Pollock's mastery rocked and shocked the art world, but those with an insight for innovation waved him on to greater heights. Sanctioned and supported by benefactress Peggy Guggenheim, he became known as the first abstract expressionist in American art, and was hailed by Life Magazine as perhaps the "greatest living painter in the United States." His style of painting, termed by art critic Harold Rosenberg as Action painting, was a new performance art where the artist becomes a part of the creation. Pollock brought America forward on the world stage of art and with his new voice proclaimed, "It doesn't make much difference how the paint is put on as long as something has been said. Technique is just a means of arriving at a statement."

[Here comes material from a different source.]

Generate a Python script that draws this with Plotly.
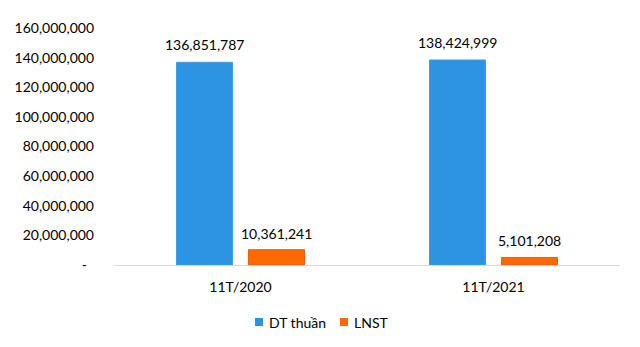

Contained within the documentary is a radio interview with the artist, as well as contributions from Patsy Southgate, B.H. Friedman, Jerry Potter, Reuben Kadish, Elizabeth Pollock, Elaine DeKooning, Clement Greenber, Lee Krasner, Harry Cullum, William Rubin, Alfonso, Ossorio, and Ruth Kligman. Jackson Pollock bonus features include "Impressum," a text by Maria Walburga Sturzer and translated by Dr. Alexander Reynolds, which further illustrates the talent and innovation of the artist. The Picture Gallery includes 31 stills of Pollock's paintings and photographs with the Native American influenced painting, "Moon Woman, 1942;" and his massive lyrical "Mural, 1943;" as well as his tranquil "Lavender Mist, 1953." The Trailer includes mini-documentaries on the painters Johns, Oldenburg and Picasso.

I was inspired by Jackson Pollock, the artist, and also his creations that were purely subjective and unrelated to anything conventional. I was tantalized by his ability to take abstraction to its purest form. His works were as complicated as his life, but the overall affect (and that's what Pollock wanted you to take in, from border to border) was magnificent -- intimate, rhythmical with a quiet underlying sense of peace.

I do wish that English subtitles could be selected, but unfortunately, they are not an option.